Natural gas futures worked lower following an inventory report that curiously showed an increase in working gas storage that was somewhat less than what traders were anticipating.

For the week ended June 12, the Energy Information Administration reported an injection of 89 Bcf in its 10:30 a.m. EDT release. July futures rose to a high of $2.882 after the number was released and by 10:45 a.m. July was trading at $2.834, down 2.1 cents from Wednesday's settlement.

Prior to the release of the data, analysts were looking for an increase closer to 93 Bcf. Bentek Energy had calculated an 89 Bcf increase, but IAF advisors was looking for a build of 93 Bcf. A Reuters poll of 25 traders and analysts showed an average 93 Bcf with a range of a 85-104 Bcf injection. The 89 Bcf build came in well below the 112 Bcf that was injected for the week one year ago.

"It looks like the market doesn't have much incentive to the upside," a New York floor trader told NGI. "I think there are a lot of cautious bulls in here and as long as the market holds $2.81, those bulls will remain in the market.'

Tim Evans of Citi Futures Perspective sees the report imparting a bullish tone to the market going forward. "The 89 Bcf in net injections for last week was less than the consensus expectation and only marginally above the 86 Bcf five-year average for the week ended June 12. This implies a somewhat larger jump in summer air-conditioning demand than the week-to-week change in temperatures suggested. This tightening of the background supply/demand balance suggests smaller injections going forward as well."

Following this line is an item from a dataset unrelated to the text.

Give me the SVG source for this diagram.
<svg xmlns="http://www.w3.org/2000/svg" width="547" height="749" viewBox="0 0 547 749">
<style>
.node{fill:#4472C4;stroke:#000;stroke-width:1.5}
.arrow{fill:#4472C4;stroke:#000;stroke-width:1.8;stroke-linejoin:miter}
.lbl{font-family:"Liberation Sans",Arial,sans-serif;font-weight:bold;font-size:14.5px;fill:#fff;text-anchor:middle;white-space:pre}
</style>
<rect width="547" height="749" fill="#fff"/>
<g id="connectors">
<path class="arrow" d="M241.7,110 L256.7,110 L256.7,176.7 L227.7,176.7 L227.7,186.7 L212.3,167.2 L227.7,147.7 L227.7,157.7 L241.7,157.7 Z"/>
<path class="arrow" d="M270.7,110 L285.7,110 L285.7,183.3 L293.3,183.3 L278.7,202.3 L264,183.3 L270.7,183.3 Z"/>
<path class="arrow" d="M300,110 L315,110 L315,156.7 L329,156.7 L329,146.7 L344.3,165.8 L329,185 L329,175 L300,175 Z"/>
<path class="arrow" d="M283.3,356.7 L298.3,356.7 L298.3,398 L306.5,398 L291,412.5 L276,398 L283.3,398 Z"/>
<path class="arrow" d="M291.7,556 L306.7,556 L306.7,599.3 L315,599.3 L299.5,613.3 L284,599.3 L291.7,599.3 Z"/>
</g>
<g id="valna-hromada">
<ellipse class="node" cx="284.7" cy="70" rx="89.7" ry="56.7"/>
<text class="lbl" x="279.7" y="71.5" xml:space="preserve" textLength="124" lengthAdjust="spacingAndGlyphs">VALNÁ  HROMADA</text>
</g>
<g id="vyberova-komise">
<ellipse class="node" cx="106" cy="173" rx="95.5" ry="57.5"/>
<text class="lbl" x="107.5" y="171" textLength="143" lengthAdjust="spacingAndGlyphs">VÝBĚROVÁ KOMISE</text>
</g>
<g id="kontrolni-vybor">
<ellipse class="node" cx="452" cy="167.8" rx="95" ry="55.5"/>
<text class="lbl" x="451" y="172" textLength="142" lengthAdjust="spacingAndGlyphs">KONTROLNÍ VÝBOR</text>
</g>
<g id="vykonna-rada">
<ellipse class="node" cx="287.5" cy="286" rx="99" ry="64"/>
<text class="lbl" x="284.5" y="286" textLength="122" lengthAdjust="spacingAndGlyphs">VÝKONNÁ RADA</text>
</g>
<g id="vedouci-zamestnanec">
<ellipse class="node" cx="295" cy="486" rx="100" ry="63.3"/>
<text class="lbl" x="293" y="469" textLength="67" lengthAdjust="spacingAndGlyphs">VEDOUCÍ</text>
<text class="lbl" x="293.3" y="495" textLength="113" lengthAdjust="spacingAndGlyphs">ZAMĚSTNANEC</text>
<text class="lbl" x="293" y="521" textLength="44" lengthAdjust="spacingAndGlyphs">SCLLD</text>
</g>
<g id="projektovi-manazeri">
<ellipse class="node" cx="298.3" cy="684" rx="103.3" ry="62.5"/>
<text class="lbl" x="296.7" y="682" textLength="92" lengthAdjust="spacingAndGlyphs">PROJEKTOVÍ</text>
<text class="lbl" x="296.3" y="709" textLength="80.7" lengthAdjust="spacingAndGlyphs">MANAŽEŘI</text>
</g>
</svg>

Inventories now stand at 2,433 Bcf and are 730 Bcf greater than last year and 46 Bcf greater than the five-year average. In the East Region 59 Bcf was injected, and the West Region saw inventories increase by 8 Bcf. Stocks in the Producing Region grew by 22 Bcf.

The Producing Region salt cavern storage figure was up by 4 Bcf to 295 Bcf, while the non-salt cavern figure increased 18 Bcf to 708 Bcf.